Pamela Duffett and her family are staying at the Rainbow Valley Campsite in Edmonton free of charge. (CBC)

She and her family are staying at the Rainbow Valley Campsite in Edmonton free of charge.

The site is reserving spots for evacuees with RVs or tents that need a place to stay.

Duffett described her family's flight from Fort McMurray as terrifying, but said the reality hasn't really set in yet.

"It just feels like I'm camping," she said.

Her father, Paul Street, said the RV has been his family's main shelter for the last week. He said they've even found a community of other Fort McMurray evacuees who escaped the fire in RVs.

"We're comfortable enough," he said.  "Thankfully we got that thing, and we're able to make a home here."

Evacuees camping all over the region

Duffett and Street are not alone.

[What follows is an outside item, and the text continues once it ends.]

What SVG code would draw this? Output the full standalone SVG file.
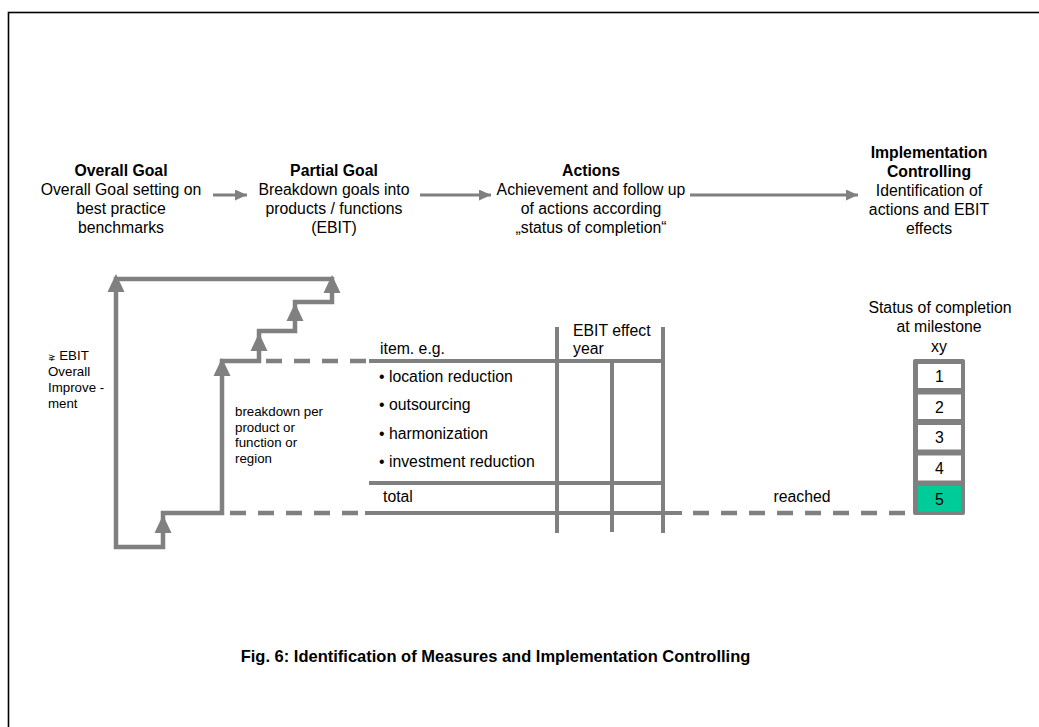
<svg xmlns="http://www.w3.org/2000/svg" width="1039" height="727" viewBox="0 0 1039 727">
<style>
text{font-family:"Liberation Sans",Arial,sans-serif;fill:#000}
.t{font-size:15.8px;text-anchor:middle}
.b{font-weight:bold}
.s{font-size:13.3px}
.tb{font-size:15.8px}
.g{stroke:#808080;fill:none}
.thick{stroke-width:4.5}
.dash{stroke-dasharray:16 12}
.ah{fill:#808080}
</style>
<defs>
<marker id="arr" markerWidth="12" markerHeight="11" refX="12" refY="5.5" orient="auto" markerUnits="userSpaceOnUse">
<path d="M0,0 L12,5.5 L0,11 Z" fill="#808080"/>
</marker>
<path id="up" d="M0,0 L8.5,18 L-8.5,18 Z" fill="#808080"/>
</defs>
<rect x="8.5" y="12.5" width="1100" height="800" fill="none" stroke="#000" stroke-width="1.6"/>

<g id="overall-goal">
<text class="t b" x="121" y="176">Overall Goal</text>
<text class="t" x="121" y="195">Overall Goal setting on</text>
<text class="t" x="121" y="214">best practice</text>
<text class="t" x="121" y="233">benchmarks</text>
</g>
<g id="partial-goal">
<text class="t b" x="334" y="176">Partial Goal</text>
<text class="t" x="334" y="195">Breakdown goals into</text>
<text class="t" x="334" y="214">products / functions</text>
<text class="t" x="334" y="233">(EBIT)</text>
</g>
<g id="actions">
<text class="t b" x="591" y="176">Actions</text>
<text class="t" x="591" y="195">Achievement and follow up</text>
<text class="t" x="591" y="214">of actions according</text>
<text class="t" x="591" y="233">„status of completion“</text>
</g>
<g id="implementation-controlling">
<text class="t b" x="929" y="158">Implementation</text>
<text class="t b" x="929" y="177">Controlling</text>
<text class="t" x="929" y="196">Identification of</text>
<text class="t" x="929" y="215">actions and EBIT</text>
<text class="t" x="929" y="234">effects</text>
</g>

<g id="connectors">
<line class="g" x1="213" y1="195" x2="247" y2="195" stroke-width="3" marker-end="url(#arr)"/>
<line class="g" x1="420" y1="195" x2="491" y2="195" stroke-width="3" marker-end="url(#arr)"/>
<line class="g" x1="690" y1="195" x2="858" y2="195" stroke-width="3" marker-end="url(#arr)"/>
</g>

<g id="staircase">
<path class="g thick" d="M116,547 V279 H332 V302 H295 V331 H259 V361 H222 V513 H163 V547 Z" stroke-linejoin="miter"/>
<use href="#up" x="116" y="274"/>
<use href="#up" x="332" y="275"/>
<use href="#up" x="295" y="303"/>
<use href="#up" x="259" y="333"/>
<use href="#up" x="222" y="358"/>
<use href="#up" x="163" y="515"/>
<line class="g thick dash" x1="266" y1="361" x2="368" y2="361"/>
<line class="g thick dash" x1="230" y1="513" x2="360" y2="513"/>
<line class="g thick dash" x1="693" y1="513" x2="913" y2="513"/>
</g>

<g id="left-labels">
<text class="s" x="48" y="360"><tspan font-family="DejaVu Sans" font-size="9">⋧</tspan> EBIT</text>
<text class="s" x="48" y="376">Overall</text>
<text class="s" x="48" y="392">Improve -</text>
<text class="s" x="48" y="408">ment</text>
<text class="s" x="235" y="416">breakdown per</text>
<text class="s" x="235" y="431.5">product or</text>
<text class="s" x="235" y="447">function or</text>
<text class="s" x="235" y="462.5">region</text>
</g>

<g id="table">
<line class="g" stroke-width="4" x1="369" y1="361" x2="665" y2="361"/>
<line class="g" stroke-width="4" x1="369" y1="483" x2="665" y2="483"/>
<line class="g" stroke-width="4" x1="365" y1="513" x2="682" y2="513"/>
<line class="g" stroke-width="4" x1="557" y1="327" x2="557" y2="533"/>
<line class="g" stroke-width="4" x1="612" y1="363" x2="612" y2="532"/>
<line class="g" stroke-width="4" x1="663" y1="327" x2="663" y2="533"/>
<text class="tb" x="380" y="354">item. e.g.</text>
<text class="tb" x="573" y="336">EBIT effect</text>
<text class="tb" x="573" y="354">year</text>
<text class="tb" x="379" y="382">• location reduction</text>
<text class="tb" x="379" y="410">• outsourcing</text>
<text class="tb" x="379" y="439">• harmonization</text>
<text class="tb" x="379" y="467">• investment reduction</text>
<text class="tb" x="383" y="502">total</text>
<text class="t" x="802" y="502">reached</text>
</g>

<g id="status">
<text class="t" x="940" y="313">Status of completion</text>
<text class="t" x="939" y="332">at milestone</text>
<text class="t" x="939" y="352">xy</text>
<rect x="913" y="359" width="52" height="156" rx="2" fill="#808080"/>
<rect x="918" y="364" width="43" height="24" fill="#fff"/>
<rect x="918" y="394.5" width="43" height="24.5" fill="#fff"/>
<rect x="918" y="425" width="43" height="24.5" fill="#fff"/>
<rect x="918" y="455.5" width="43" height="25" fill="#fff"/>
<rect x="918" y="486" width="43" height="25.5" fill="#00CC99"/>
<text class="t" x="939.5" y="382">1</text>
<text class="t" x="939.5" y="413">2</text>
<text class="t" x="939.5" y="443">3</text>
<text class="t" x="939.5" y="474">4</text>
<text class="t" x="939.5" y="505">5</text>
</g>

<g id="caption">
<text x="495.5" y="662" font-size="16.5" font-weight="bold" text-anchor="middle">Fig. 6: Identification of Measures and Implementation Controlling</text>
</g>
</svg>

Many people have made campsites their temporary homes, some even spending the night in tents.

A few are expecting to be there for a long time.

"There's no restriction on the length of stay, [they can stay] until they can pull out and head back north," said Tim Dea, communications manager for the campsite.

Yesterday, the Premier announced it will be at least two weeks before a schedule for residents' return to Fort McMurray is released.

While other campsites are charging evacuees, many have offered heavy discounts.

Some have moved other reservations to make room for the displaced Fort McMurray Residents.


Shakers Acres, in west Edmonton, has taken in 26 families.

In Devon, a reception centre with food and toiletries has been set up for the 100 evacuees setting up camp at the Devon Lions Campground.

Someone has even donated a video game console so kids have some entertainment.

"There's a lot of caring people in this area," said Randy Bertrand, Devon Lions' campground manager.

He said some may even turn their temporary homes into more permanent living situations. He said many evacuees have begun to enroll their children in the local school.